His highly productive 'retirement' has lasted as long as most people's working careers. 'Is it virtue that has enabled me to live so long? No! Is it exercise? No, I never take it. It's just luck,' he once told me. 

'I am reasonably mobile, but I have never in my life put on running shoes and skinny shorts to trot around Richmond Park. My natural tastes take care of healthy eating – much to my surprise, I really don't eat much red meat any more. It's not because of any principled view about slaughterhouses or something, I just don't like it all that much. I eat eggs, milk, fish.

'Because I am so antique, the crew treat me with great care. I love it, and who wouldn't? I am working a lot and I'm very grateful for it. I'm sure a lot of people are saying, "Why doesn't the old b****** move over and give the rest of us a chance?" but I'd much rather be working than doing nothing.

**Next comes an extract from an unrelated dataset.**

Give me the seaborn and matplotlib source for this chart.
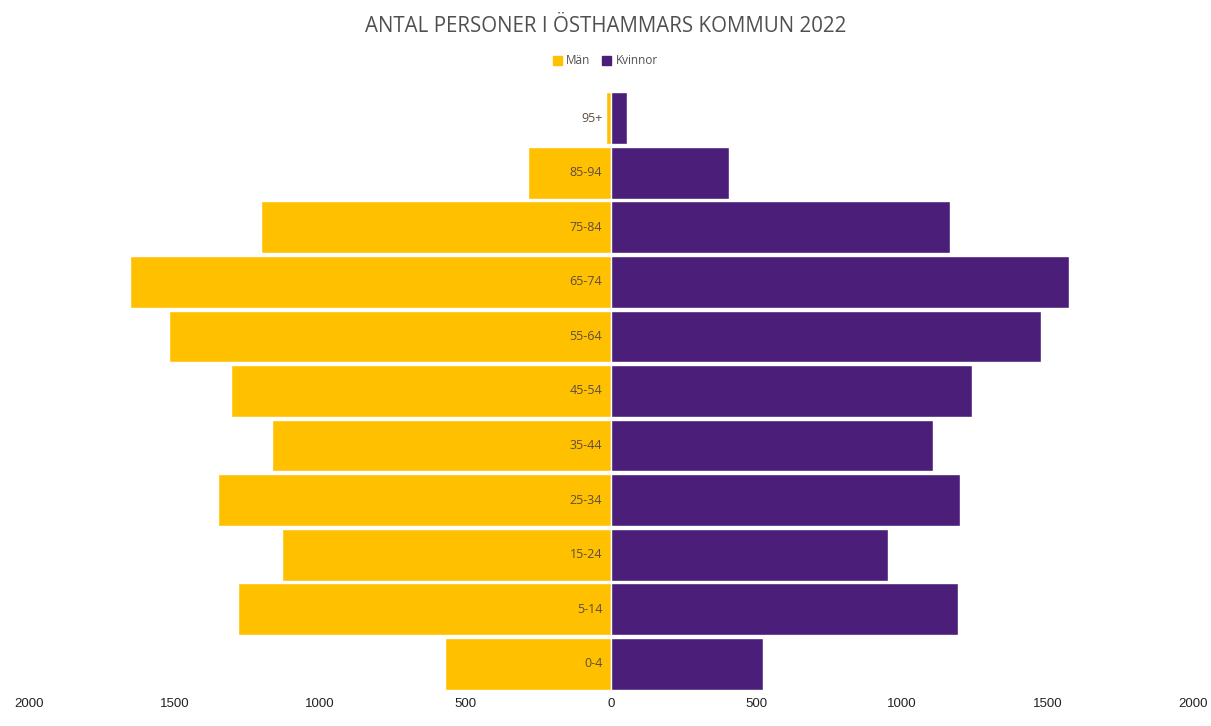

'I'll retire when my producers say I have to, when they look at me and whisper, "Poor old fellow, he thinks he can still do it but he can't really." But I have no intention of retiring, not as long as I can do the job and they still want me. Who wouldn't want to do my job? It's just a joy and a privilege.'

That was seven years ago, and he's been as good as his word, working tirelessly and embracing every innovation since. If ever there was a life in television worth celebrating, it is that of Sir David Attenborough.

Five lesser known Attenborough gems to track down

Amid Sir David’s prolific output, with blockbusters such as Blue Planet, Life On Earth and Planet Earth that set the world talking, there have been gems that have been overlooked, including several of my all-time favourites. Some you can find on BBC iPlayer now, others can be hunted down on DVD or video.

Zambezi (1965, BBC iPlayer)

A journey of 2,000 miles along the mighty African river – including an incredible encounter with a vast herd of elephants.

The First Eden (1987)

The history of the Mediterranean, the ancient worlds of Greece and Rome, and the wildlife around the coast.

The Private Life Of Plants (1995, BBC iPlayer) 

Still the only documentary series to treat plants as living creatures that eat, breathe and move… albeit on a much slower scale.

The Life Of Birds (1998, BBC iPlayer) 

Not only a brilliant investigation into avian behaviour but a love letter to Sir David’s favourite of all living creatures, birds of paradise.

State Of The Planet (2000)

At the beginning of the new millennium, a declaration of intent: Sir David was no longer apolitical, in the face of pollution that was causing mass extinctions.